В дореволюционной историографии принятие христианства Русью изображалось как великое свершение князя Владимира, приобщившего к истинной вере прозябавший в языческом невежестве народ, введшего его в семью христианских народов и открывшего ему путь к «спасению», к новой высокой культуре, просвещению. Сформулированная еще Н.М. Карамзиным идея о решительном превосходстве «Закона Христианского» над языческими верованиями превратится в аксиому и будет повторяться многими поколениями историков вплоть до Великого Октября.
Вполне понятна негативная реакция первых советских историков на такого рода оценки. М.Н. Покровский подчеркивал, что «христианская церковь обязана своим существованием и процветанию в России князьям и боярам. Когда у нас начал образовываться верхний слой общества, он гнушался старыми, славянскими религиозными обрядами и славянскими колдунами, „волхвами“, а стал выписывать себе вместе с греческими шелковыми материями и золотыми украшениями и греческие обряды и греческих „волхвов“, священников. Православная церковь, конечно, всячески раздувала значение этого события, так называемого „крещения Руси“, но на самом деле перемена была чисто внешняя, и дело шло об изменении именно обрядов…» В существе же своем языческие верования не изменились. «Продолжались и жертвоприношения, только вместо того, чтобы непосредственно отдавать духу курицу, барана, лошадь или что другое, это отдавалось духовенству, которое, предполагалось, умеет как-то ублажить соответствующих духов святых или напугать соответствующих злых духов». Христианское духовенство, полагал М.Н. Покровский, заменило собой волхвов и кудесников. [1. См.: Покровский М.Н. Избр. произв. М., 1967. Кн. 3. С. 36, 37.]
Взгляды М.Н. Покровского и представителей его школы насчет «крещения Руси» знаменовали собой начало пересмотра укоренившихся в дворянско-буржуазной исторической науке стереотипов, что являлось позитивным фактом. Вместе с тем высказывания М.Н. Покровского страдали известным схематизмом и отчасти даже нигилизмом, а это едва ли могло способствовать правильному пониманию исторического значения принятия Русью христианства. Сложилось несколько упрощенное представление о введении христианства Владимиром, ставящее его в разряд случайностей. Такое представление нашло художественное воплощение в пьесе Д. Бедного «Богатыри».

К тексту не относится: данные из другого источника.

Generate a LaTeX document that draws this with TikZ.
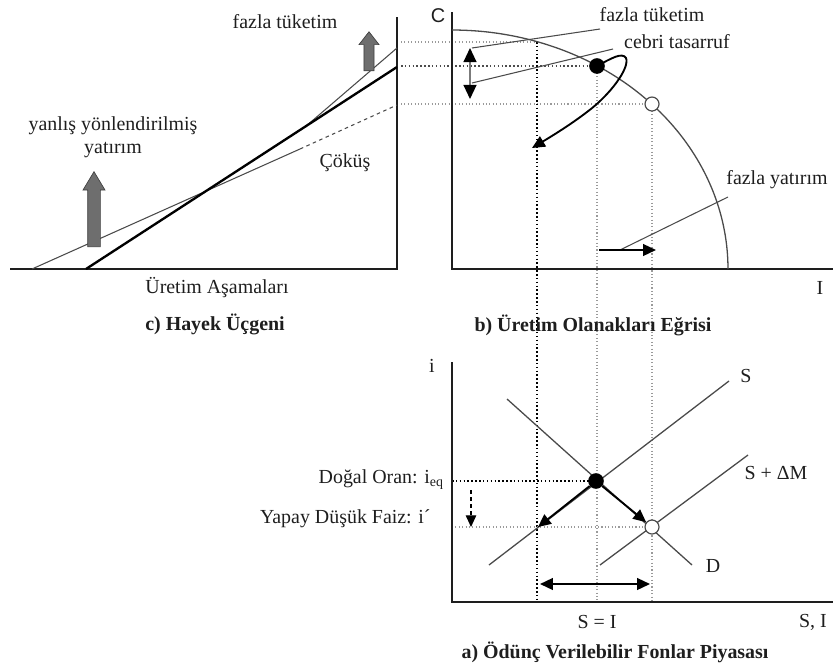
\documentclass[tikz,border=0pt]{standalone}
\usepackage{fontspec}
\setmainfont{Liberation Serif}
\setsansfont{Liberation Sans}
\usetikzlibrary{arrows.meta,shapes.arrows}
\definecolor{ink}{HTML}{1E1E1E}
\definecolor{curve}{HTML}{4A4A4A}
\definecolor{dotgray}{HTML}{9A9A9A}
\definecolor{blockfill}{HTML}{6E6E6E}
\tikzset{
  every node/.style={font=\fontsize{17}{20}\selectfont,text=ink,inner sep=1pt},
  axis/.style={draw=ink,line width=1.3pt},
  hayek/.style={draw=black,line width=2pt},
  thinline/.style={draw=curve,line width=0.9pt},
  market/.style={draw=curve,line width=1.1pt},
  guide/.style={draw=dotgray,line width=0.9pt,dotted},
  guidedark/.style={draw=black,line width=1.3pt,dotted},
  arrow/.style={-{Triangle[length=11pt,width=10pt]},line width=1.6pt,draw=black},
  twoway/.style={{Triangle[length=11pt,width=10pt]}-{Triangle[length=11pt,width=10pt]},line width=1.6pt,draw=black},
  blockarr/.style={single arrow,draw=black!75,fill=blockfill,rotate=90,inner xsep=0pt,line width=0.6pt},
  bigdot/.style={circle,fill=black,minimum size=0.47cm,inner sep=0pt},
  opendot/.style={circle,draw=curve,line width=1pt,fill=white,minimum size=0.42cm,inner sep=0pt},
  title/.style={font=\fontsize{17}{20}\selectfont\bfseries},
}

\begin{document}
\begin{tikzpicture}[x=0.03cm,y=-0.03cm]
  \useasboundingbox (0,0) rectangle (834,666);

  % c) Hayek triangle
  \coordinate (hl) at (10,269);
  \coordinate (ho) at (397,269);
  \coordinate (ht) at (397,17);
  \coordinate (ha) at (86,269);
  \coordinate (hb) at (397,67);
  \coordinate (hc) at (32,269);
  \coordinate (hd) at (300,149);
  \coordinate (he) at (397,105);
  \coordinate (hf) at (305,127);
  \coordinate (hg) at (397,48);
  \draw[axis] (hl) -- (ho) -- (ht);
  \draw[thinline] (hc) -- (hd);
  \draw[thinline,dashed] (hd) -- (he);
  \draw[thinline] (hf) -- (hg);
  \draw[hayek] (ha) -- (hb);
  \node[blockarr,minimum height=2.25cm,inner ysep=0.18cm,single arrow head extend=0.14cm,single arrow tip angle=62] (up1) at (94,214.5) {};
  \node[blockarr,minimum height=1.17cm,inner ysep=0.14cm,single arrow head extend=0.15cm,single arrow tip angle=76] (up2) at (369,54.5) {};
  \node (htuk) at (285,22) {fazla tüketim};
  \node[align=center] (hyat) at (113,137) {yanlış yönlendirilmiş\\yatırım};
  \node (hcok) at (345,163) {Çöküş};
  \node (hase) at (217,288) {Üretim Aşamaları};
  \node[title] (htit) at (215,324) {c) Hayek Üçgeni};

  % b) production possibilities
  \coordinate (po) at (452,269);
  \coordinate (pc) at (452,12);
  \coordinate (pi) at (833,269);
  \coordinate (px) at (537,42);
  \coordinate (g1) at (401,42);
  \coordinate (g2) at (401,66);
  \coordinate (g3) at (401,104);
  \coordinate (v1) at (537,602);
  \coordinate (v2) at (597,602);
  \coordinate (v3) at (652,602);
  \draw[guide] (g1) -- (px);
  \draw[guidedark,draw=black!70,line width=1pt] (g2) -- (597,66);
  \draw[guide] (g3) -- (652,104);
  \draw[guidedark] (px) -- (v1);
  \draw[guide] (597,66) -- (v2);
  \draw[guide] (652,104) -- (v3);
  \draw[axis] (pc) -- (po) -- (pi);
  \draw[thinline,line width=1.1pt] plot[domain=0:90,samples=80] ({452+276*cos(\x)},{269-239*sin(\x)});
  \node[bigdot] (pe) at (597,66) {};
  \node[opendot] (pn) at (652,104) {};
  \coordinate (t1) at (600,29);
  \coordinate (t2) at (472,48);
  \coordinate (t3) at (613,49);
  \coordinate (t4) at (472,83);
  \draw[thinline] (t1) -- (t2);
  \draw[thinline] (t3) -- (t4);
  \coordinate (c1) at (470,48);
  \coordinate (c2) at (470,99);
  \draw[{Triangle[color=black,length=12pt,width=11pt]}-{Triangle[color=black,length=12pt,width=11pt]},draw=dotgray!80!black,line width=1.4pt] (c1) -- (c2);
  \coordinate (pk) at (532,148);
  \draw[arrow] (pe.center) .. controls (612,58) and (622,52) .. (626,58)
    .. controls (630,68) and (610,95) .. (587,112)
    .. controls (570,125) and (552,136) .. (pk);
  \coordinate (r1) at (728,197);
  \coordinate (r2) at (620,250);
  \coordinate (r3) at (599,250);
  \coordinate (r4) at (656,250);
  \draw[thinline] (r1) -- (r2);
  \draw[arrow] (r3) -- (r4);
  \node[font=\fontsize{17}{20}\sffamily] (pcl) at (438,16) {C};
  \node (pil) at (820,288) {I};
  \node (ptuk) at (652,15) {fazla tüketim};
  \node (pceb) at (677,42) {cebri tasarruf};
  \node (pyat) at (777,180) {fazla yatırım};
  \node[title] (ptit) at (593,325) {b) Üretim Olanakları Eğrisi};

  % a) loanable funds
  \coordinate (ao) at (452,602);
  \coordinate (ai) at (452,362);
  \coordinate (as) at (833,602);
  \coordinate (s1) at (489,565);
  \coordinate (s2) at (729,381);
  \coordinate (d1) at (507,399);
  \coordinate (d2) at (692,565);
  \coordinate (m1) at (600,565);
  \coordinate (m2) at (748,455);
  \coordinate (q1) at (452,481);
  \coordinate (q2) at (452,527);
  \draw[guidedark] (q1) -- (596,481);
  \draw[guide] (q2) -- (652,527);
  \draw[axis] (ai) -- (ao) -- (as);
  \draw[market] (s1) -- (s2);
  \draw[market] (d1) -- (d2);
  \draw[market] (m1) -- (m2);
  \node[bigdot] (ae) at (596,481) {};
  \node[opendot] (an) at (652,527) {};
  \coordinate (al) at (538,527);
  \draw[arrow] (ae) -- (al);
  \draw[arrow] (ae) -- (an);
  \coordinate (k1) at (471,490);
  \coordinate (k2) at (471,527);
  \draw[-{Triangle[length=10pt,width=9pt]},draw=black,line width=0.9pt,dashed] (k1) -- (k2);
  \coordinate (w1) at (540,584);
  \coordinate (w2) at (650,584);
  \draw[twoway] (w1) -- (w2);
  \node (ail) at (432,366) {i};
  \node (asl) at (746,376) {S};
  \node (aml) at (776,473) {S + ΔM};
  \node (adl) at (713,566) {D};
  \node (asi) at (597,622) {S = I};
  \node (axl) at (813,622) {S, I};
  \node[anchor=east] (aeq) at (445,480) {Doğal Oran: i$_{\mathrm{eq}}$};
  \node[anchor=east] (alo) at (432,519) {Yapay Düşük Faiz: i´};
  \node[title] (atit) at (615,652) {a) Ödünç Verilebilir Fonlar Piyasası};
\end{tikzpicture}
\end{document}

13 ноября 1936 года было принято постановление Всесоюзного комитета по делам искусств при Совнаркоме Союза ССР «О пьесе „Богатыри“ Демьяна Бедного», где отмечалось, что эта пьеса «дает антиисторическое и издевательское изображение крещения Руси, являвшегося в действительности положительным этапом в истории русского народа, так как оно способствовало сближению славянских народов с народами более высокой культуры». [2. Цит. по кн.: Против фальсификации народного прошлого. М.; Л., 1937. С. 4] В статье П. Керженцева, появившейся в прессе 15 ноября 1936 года, мысль о приобщении к христианству как факторе сближения славян с «народами более высокой культуры» повторялась. Однако в ней содержалось и нечто другое: идея о массовом крещении Руси. [3. См. там же. С. 12, 13.]

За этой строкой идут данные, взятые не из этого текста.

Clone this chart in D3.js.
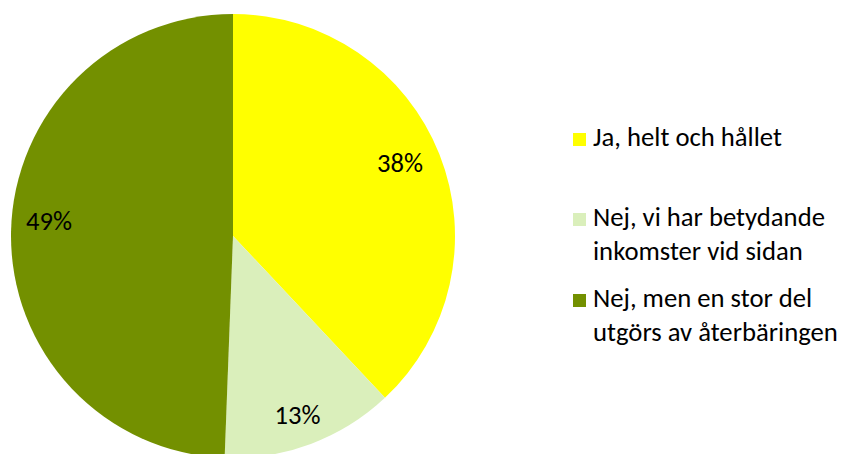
<!DOCTYPE html>
<html>
<head>
<meta charset="utf-8">
<script src="https://cdn.jsdelivr.net/npm/d3@7"></script>
<style>
  html, body { margin: 0; padding: 0; background: #fff; }
  svg { display: block; }
  text { font-family: Carlito, Calibri, Lato, "Open Sans", sans-serif; fill: #000; }
</style>
</head>
<body>
<svg id="chart" width="843" height="454"></svg>
<script>
const categories = ["Ja, helt och hållet", "Nej, vi har betydande inkomster vid sidan", "Nej, men en stor del utgörs av återbäringen"];
const legendLines = [["Ja, helt och hållet"], ["Nej, vi har betydande", "inkomster vid sidan"], ["Nej, men en stor del", "utgörs av återbäringen"]];
const values = [38, 12.6, 49.4];
const colors = ["#FFFF00", "#DAEFBB", "#739000"];

const svg = d3.select("#chart");
const cx = 233, cy = 236, r = 222;
// small label placement adjustments (layout only)
const labelNudge = [[-4, -5], [0, 7], [0, -12]];

const pie = d3.pie().sort(null).value(d => d)(values);
const arc = d3.arc().innerRadius(0).outerRadius(r);
const labelArc = d3.arc().innerRadius(184).outerRadius(184);

const g = svg.append("g").attr("transform", `translate(${cx},${cy})`);
g.selectAll("path").data(pie).enter().append("path")
  .attr("d", arc)
  .attr("fill", (d, i) => colors[i]);

const total = d3.sum(values);
const labels = g.selectAll("text.lbl").data(pie).enter().append("text")
  .attr("class", "lbl")
  .attr("text-anchor", "middle")
  .attr("dominant-baseline", "central")
  .attr("transform", (d, i) => { const c = labelArc.centroid(d); return `translate(${c[0] + labelNudge[i][0]},${c[1] + labelNudge[i][1]})`; })
  .style("font-size", "20px")
  .text(d => Math.round(d.value / total * 100) + "%");
const lw = labels.node().getComputedTextLength();
labels.style("font-size", (20 * 46 / lw) + "px");

// Legend
const leg = svg.append("g");
const legTop = [133, 213, 294];
const lineGap = 34;
legendLines.forEach((lines, i) => {
  leg.append("rect").attr("x", 573).attr("y", legTop[i]).attr("width", 13).attr("height", 13).attr("fill", colors[i]);
  lines.forEach((t, j) => {
    leg.append("text").attr("class", "legtxt")
      .attr("x", 593).attr("y", legTop[i] + 13 + j * lineGap)
      .style("font-size", "20px")
      .text(t);
  });
});
const ref = leg.selectAll("text.legtxt").filter(function() { return this.textContent === "utgörs av återbäringen"; });
const w = ref.node().getComputedTextLength();
leg.selectAll("text.legtxt").style("font-size", (20 * 245 / w) + "px");
</script>
</body>
</html>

Следующий момент в истолковании принятия Русью христианства связан с постановлением жюри правительственной комиссии по конкурсу на лучший учебник для 3-х и 4-х классов средней школы по истории СССР. В постановлении подчеркивалось: «Отрыжки взглядов антиисторических, немарксистских встречаются у авторов учебников, представленных на конкурс, почти на каждом шагу при описании СССР до советского периода». К немарксистским и антиисторическим «отрыжкам» комиссия отнесла и то, что «авторы (учебников. – И.Ф.) идеализируют дохристианское язычество, они не понимают при этом того простого факта, что введение христианства было прогрессом по сравнению с языческим варварством, что вместе с христианством славяне получили письменность и некоторые элементы более высокой византийской культуры». [4. Цит. по кн.: К изучению истории. М., 1938. С. 38.]
В названных документах были сформулированы положения, которые сыграли определяющую роль в дальнейшей разработке вопроса о «крещении Руси», а именно: введение христианства – прогрессивное явление; крещение имело массовый характер; вместе с христианством на Руси появилась письменность; христианство приобщило восточных славян к достижениям византийской культуры, содействовало их сближению с народами более высокой культуры, сближению с народами Западной Европы.

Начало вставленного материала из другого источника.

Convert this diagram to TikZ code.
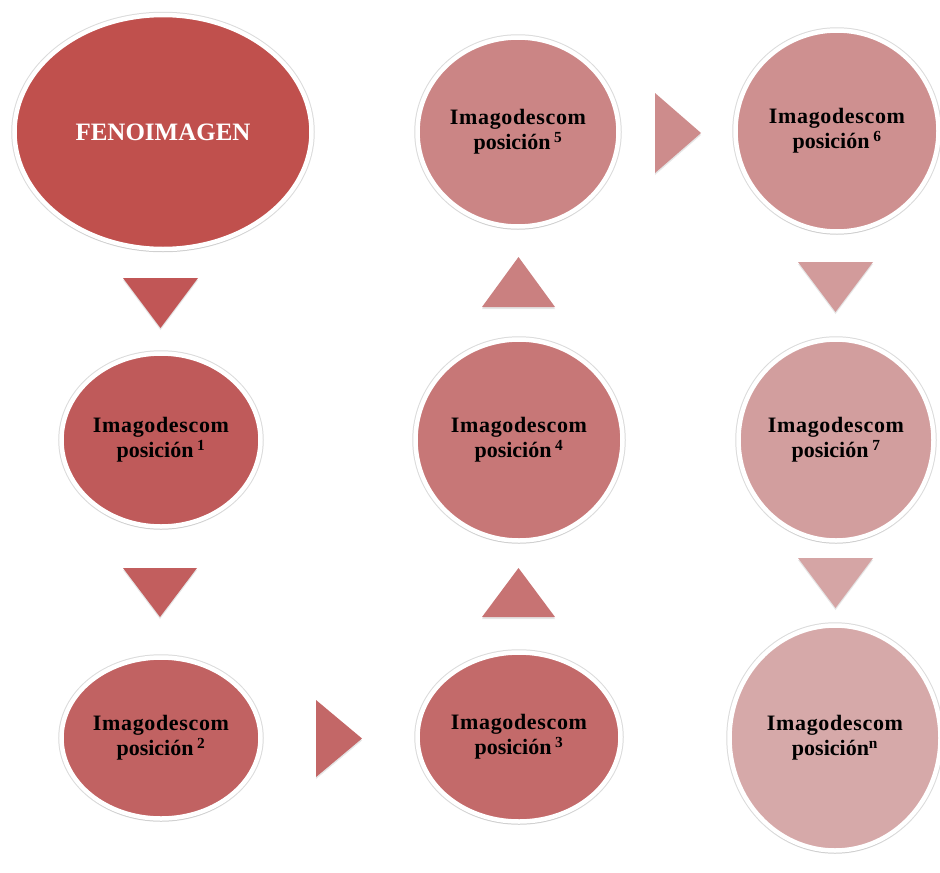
\documentclass[tikz,border=0pt]{standalone}
\usepackage{fontspec}
\setmainfont{Liberation Serif}
\usetikzlibrary{shapes.geometric,shadows,calc}
\definecolor{cF}{HTML}{C0504D}
\definecolor{c1}{HTML}{BF5A5A}
\definecolor{c2}{HTML}{C16262}
\definecolor{c3}{HTML}{C36A6A}
\definecolor{c4}{HTML}{C77777}
\definecolor{c5}{HTML}{CB8585}
\definecolor{c6}{HTML}{CE9090}
\definecolor{c7}{HTML}{D29E9E}
\definecolor{cn}{HTML}{D6A9A9}
\definecolor{t1}{HTML}{C15656}
\definecolor{t2}{HTML}{C25E5E}
\definecolor{t3}{HTML}{C36767}
\definecolor{t4}{HTML}{C77373}
\definecolor{t5}{HTML}{CA8080}
\definecolor{t6}{HTML}{CD8C8C}
\definecolor{t7}{HTML}{D29B9B}
\definecolor{t8}{HTML}{D5A5A5}
\newcommand{\imgtxt}[1]{\addfontfeature{LetterSpace=3}Imagodescom\\posición#1}
\begin{document}
\begin{tikzpicture}[x=1pt,y=-1pt,
  bubble/.style={ellipse, draw=white, line width=4.5pt, inner sep=0pt,
    font=\fontsize{22}{25}\selectfont\bfseries, align=center, text=black,
    preaction={draw=black!14, line width=6.5pt},
    drop shadow={opacity=0.18, shadow xshift=0pt, shadow yshift=-3pt}},
  chev/.style={draw=none, drop shadow={opacity=0.2, shadow xshift=0pt, shadow yshift=-2pt}}]
\useasboundingbox (0,0) rectangle (940,873);
\fill[white] (0,0) rectangle (940,873);
% nodes
\node[bubble, fill=cF, minimum width=297pt, minimum height=234pt,
  font=\fontsize{25}{28}\selectfont\bfseries, text=white] (F) at (163,132) {FENOIMAGEN};
\node[bubble, fill=c1, minimum width=199pt, minimum height=173pt] (n1) at (161,440) {\imgtxt{\,\textsuperscript{1}}};
\node[bubble, fill=c2, minimum width=199pt, minimum height=161pt] (n2) at (161,738) {\imgtxt{\,\textsuperscript{2}}};
\node[bubble, fill=c3, minimum width=203pt, minimum height=169pt] (n3) at (519,737) {\imgtxt{\,\textsuperscript{3}}};
\node[bubble, fill=c4, minimum width=207pt, minimum height=201pt] (n4) at (519,440) {\imgtxt{\,\textsuperscript{4}}};
\node[bubble, fill=c5, minimum width=201pt, minimum height=189pt] (n5) at (518,132) {\imgtxt{\,\textsuperscript{5}}};
\node[bubble, fill=c6, minimum width=203pt, minimum height=201pt] (n6) at (837,131) {\imgtxt{\,\textsuperscript{6}}};
\node[bubble, fill=c7, minimum width=195pt, minimum height=201pt] (n7) at (836,440) {\imgtxt{\,\textsuperscript{7}}};
\node[bubble, fill=cn, minimum width=211pt, minimum height=225pt] (nn) at (835,738) {\imgtxt{\textsuperscript{n}}};
% chevrons (arrows between nodes)
\coordinate (a1) at (160.5,303);
\coordinate (a2) at (160,592.5);
\coordinate (a3) at (339,738.5);
\coordinate (a4) at (518.5,592.5);
\coordinate (a5) at (518.5,282);
\coordinate (a6) at (678,133);
\coordinate (a7) at (835.5,287);
\coordinate (a8) at (835.5,583);
\fill[t1, chev] ($(a1)+(-37.5,-25)$) -- ++(75,0) -- ($(a1)+(0,25)$) -- cycle;
\fill[t2, chev] ($(a2)+(-37,-24.5)$) -- ++(74,0) -- ($(a2)+(0,24.5)$) -- cycle;
\fill[t3, chev] ($(a3)+(-23,-38.5)$) -- ($(a3)+(23,0)$) -- ($(a3)+(-23,38.5)$) -- cycle;
\fill[t4, chev] ($(a4)+(-36.5,24.5)$) -- ++(73,0) -- ($(a4)+(0,-24.5)$) -- cycle;
\fill[t5, chev] ($(a5)+(-36.5,25)$) -- ++(73,0) -- ($(a5)+(0,-25)$) -- cycle;
\fill[t6, chev] ($(a6)+(-23,-40)$) -- ($(a6)+(23,0)$) -- ($(a6)+(-23,40)$) -- cycle;
\fill[t7, chev] ($(a7)+(-37.5,-25)$) -- ++(75,0) -- ($(a7)+(0,25)$) -- cycle;
\fill[t8, chev] ($(a8)+(-37.5,-25)$) -- ++(75,0) -- ($(a8)+(0,25)$) -- cycle;
\end{tikzpicture}
\end{document}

Яркой иллюстрацией преломления упомянутых положений служит статья С.В. Бахрушина, опубликованная в 1937 году в журнале «Историк-марксист» (№2). Автор поставил перед собой задачу «уяснить те прогрессивные моменты, которые заключало в себе принятие христианства на определенном этапе исторического развития, то есть в X-XI веках, в период установления феодализма в Киевской Руси». Коренная причина принятия Русью христианства открылась исследователю в социальных и культурных условиях, сложившихся в древнерусском обществе в X веке. В это время образуется слой феодальной знати, которая «торопилась освятить свои притязания на господствующее положение». Христианство стало «энергичным поборником» передового (по сравнению с первобытнообщинным строем) феодального способа производства, ускоряя процесс феодализма на Руси. Церковь также являлась активной проводницей феодализма в древнерусском обществе. Согласно взглядам С.В. Бахрушина, христианство боролось с остатками родового строя, стремилось ликвидировать элементы рабского труда. Вот почему «переход в христианство имел, объективно говоря, очень большое и, несомненно, прогрессивное для данного отрезка времени значение».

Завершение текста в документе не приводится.